The motions deputy Jiang Deming submitted to the 10th National People's Congress (NPC) are for the most part results of a team of two.
The agriculture technician who has had two operations in his left leg and lung due to cancer often has to do his work in rural areas by sitting on the back of his wife's bicycle.
"I am proud of him," said Jiang's better half, Ji Huilan. "He has devoted himself to serving farmers, spreading agriculture technology and doing investigative work as an NPC deputy."
In that role over the past seven years, Jiang has submitted 88 proposals, including 48 for this session, to China's top legislature.
This year, he focused on nine laws related to agricultural issues, such as protecting the interests of farmers-turned-workers and the biological environment.
As an agriculture technician in Sheyang County in Yancheng city of East China's Jiangsu Province, Jiang has done a lot of research and spread word of "green" agriculture products, especially about vegetables grown without any chemical pollutants.
He now has established such a "green" vegetable base with an area of more than 10 mu (0.66 hectares).
"In Sheyang County, or even in Yancheng city, farmers know me well not only as a technician, but as an NPC deputy," said Jiang who has lost his whole left leg in 1994 as a result of a cancer operation.
"Before I became an NPC deputy in 1998, people liked to call me 'Jishuyuan,' a Chinese name for a technician, and since 1998, they prefer to call me 'Daibiao,' which means NPC deputy, every time I go to villages with my crutches," Jiang said.
Although NPC deputy is a concurrent post, Jiang regards it as important as, or even more important than his job and pays great attention to probing rural areas and listening to things people are most concerned about.

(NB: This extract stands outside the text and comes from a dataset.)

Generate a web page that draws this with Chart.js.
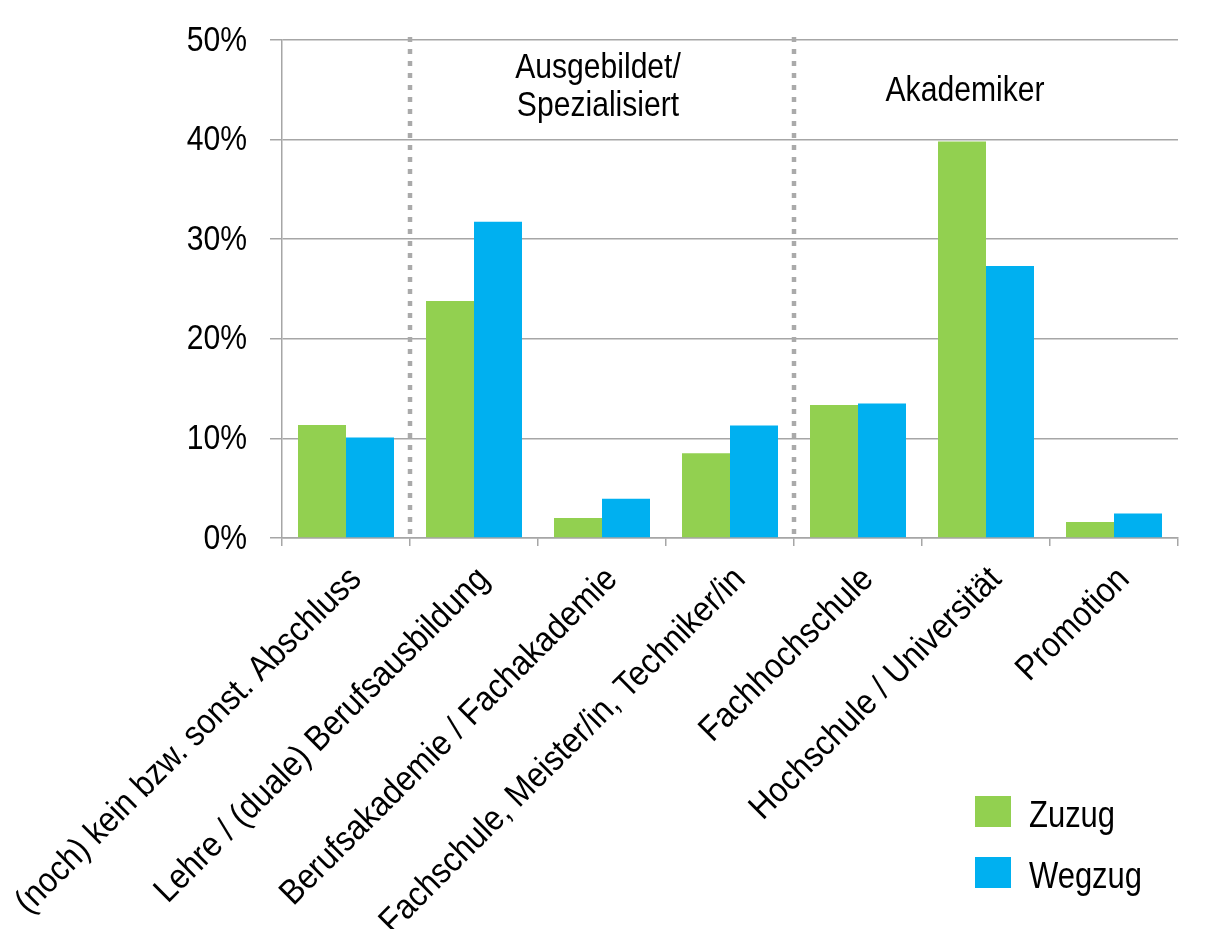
<!DOCTYPE html>
<html>
<head>
<meta charset="utf-8">
<script src="https://cdn.jsdelivr.net/npm/chart.js@4.4.1/dist/chart.umd.min.js"></script>
<style>
  html, body { margin: 0; padding: 0; background: #fff; }
  #wrap { width: 1209px; height: 929px; position: relative; }
</style>
</head>
<body>
<div id="wrap"><canvas id="chart" width="1209" height="929"></canvas></div>
<script>
// Chart data
const categories = [
  '(noch) kein bzw. sonst. Abschluss',
  'Lehre / (duale) Berufsausbildung',
  'Berufsakademie / Fachakademie',
  'Fachschule, Meister/in, Techniker/in',
  'Fachhochschule',
  'Hochschule / Universität',
  'Promotion'
];
const zuzug = [11.35, 23.8, 2.0, 8.5, 13.35, 39.8, 1.6];
const wegzug = [10.1, 31.75, 3.95, 11.3, 13.5, 27.3, 2.45];
const yTicks = [0, 10, 20, 30, 40, 50];
const seriesNames = ['Zuzug', 'Wegzug'];

// no narrow font installed, so text is squeezed by hand
const FONT = "'Liberation Sans', Arial, sans-serif";
const GREEN = '#92d050';
const BLUE = '#00b0f0';
const GRID = '#a6a6a6';

function narrowText(ctx, text, x, y, align, size, rot, squeeze) {
  ctx.save();
  ctx.translate(x, y);
  if (rot) ctx.rotate(rot);
  ctx.scale(squeeze || 0.86, 1);
  ctx.font = size + 'px ' + FONT;
  ctx.textAlign = align;
  ctx.fillText(text, 0, 0);
  ctx.restore();
}

// axis labels, drawn from the scales
const labelPlugin = {
  id: 'axisLabels',
  afterDraw(chart) {
    const ctx = chart.ctx;
    const x = chart.scales.x;
    const y = chart.scales.y;
    ctx.save();
    ctx.fillStyle = '#000';
    ctx.textBaseline = 'middle';
    yTicks.forEach(v => {
      narrowText(ctx, v + '%', x.left - 35, y.getPixelForValue(v) + 1, 'right', 35);
    });
    chart.data.labels.forEach((lab, i) => {
      const px = x.getPixelForValue(i);
      narrowText(ctx, lab, px + 10, x.top + 36, 'right', 35, -Math.PI / 4, 0.9);
    });
    ctx.restore();
  }
};

// Dotted separators + group titles
const groupPlugin = {
  id: 'groups',
  afterDatasetsDraw(chart) {
    const ctx = chart.ctx;
    const x = chart.scales.x;
    const area = chart.chartArea;
    const sep1 = (x.getPixelForValue(0) + x.getPixelForValue(1)) / 2;
    const sep2 = (x.getPixelForValue(3) + x.getPixelForValue(4)) / 2;
    ctx.save();
    ctx.strokeStyle = '#aaaaaa';
    ctx.lineWidth = 4.5;
    ctx.setLineDash([5, 7]);
    [sep1, sep2].forEach(px => {
      ctx.beginPath();
      ctx.moveTo(px, area.top - 3);
      ctx.lineTo(px, area.bottom);
      ctx.stroke();
    });
    ctx.setLineDash([]);
    ctx.fillStyle = '#000';
    ctx.textBaseline = 'alphabetic';
    const c1 = x.getPixelForValue(2) - 4;
    narrowText(ctx, 'Ausgebildet/', c1, 78, 'center', 35);
    narrowText(ctx, 'Spezialisiert', c1, 116, 'center', 35);
    const c2 = x.getPixelForValue(5) - 21;
    narrowText(ctx, 'Akademiker', c2, 101, 'center', 35);
    ctx.restore();
  }
};

// Legend in the lower right corner
const legendPlugin = {
  id: 'cornerLegend',
  afterDraw(chart) {
    const ctx = chart.ctx;
    ctx.save();
    ctx.textBaseline = 'alphabetic';
    chart.data.datasets.forEach((ds, i) => {
      const top = 796 + i * 61;
      ctx.fillStyle = ds.backgroundColor;
      ctx.fillRect(975, top, 36, 31);
      ctx.fillStyle = '#000';
      narrowText(ctx, ds.label, 1029, top + 31, 'left', 36);
    });
    ctx.restore();
  }
};

new Chart(document.getElementById('chart'), {
  type: 'bar',
  data: {
    labels: categories,
    datasets: [
      { label: seriesNames[0], data: zuzug, backgroundColor: GREEN },
      { label: seriesNames[1], data: wegzug, backgroundColor: BLUE }
    ]
  },
  options: {
    responsive: false,
    animation: false,
    events: [],
    datasets: { bar: { categoryPercentage: 0.75, barPercentage: 1.0 } },
    layout: { padding: { top: 40, right: 31, left: 0, bottom: 0 } },
    plugins: {
      legend: { display: false },
      tooltip: { enabled: false }
    },
    scales: {
      x: {
        grid: {
          offset: true,
          drawOnChartArea: false,
          drawTicks: true,
          tickLength: 8,
          color: GRID,
          lineWidth: 1.5
        },
        border: { display: true, color: GRID, width: 1.5 },
        ticks: { display: false, autoSkip: false },
        afterFit(scale) { scale.height = 929 - 538; }
      },
      y: {
        min: 0,
        max: 50,
        afterBuildTicks(scale) { scale.ticks = yTicks.map(v => ({ value: v })); },
        grid: {
          color: GRID,
          lineWidth: 1.5,
          tickLength: 12,
          drawTicks: true
        },
        border: { display: true, color: GRID, width: 1.5 },
        ticks: { display: false },
        afterFit(scale) { scale.width = 282; }
      }
    }
  },
  plugins: [groupPlugin, labelPlugin, legendPlugin]
});
</script>
</body>
</html>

His hard work has won great respect and trust from farmers and people from various fields.
"They like to ask for new agriculture technologies, and also are willing to tell me their troubles," said Jiang.
This trust has provided him with opportunities to collect first-hand materials and information on the country's hot problems, which are quite vital for him to use in preparing his proposals.
Every year, he receives more than 1,000 visitors, letters and telephones calls, also an important channel of communication, he says.
"I know that I may die at any time, and I really value the time I have now," he said. "I want to devote myself to doing more things, especially for needy farmers, in my limited life time," Jiang said.
These words reduced his wife of 25 years to tears.
"It is no use trying to persuade him to stop his work, so what I can do is to give him my love and care for him as much as I can," Ji said.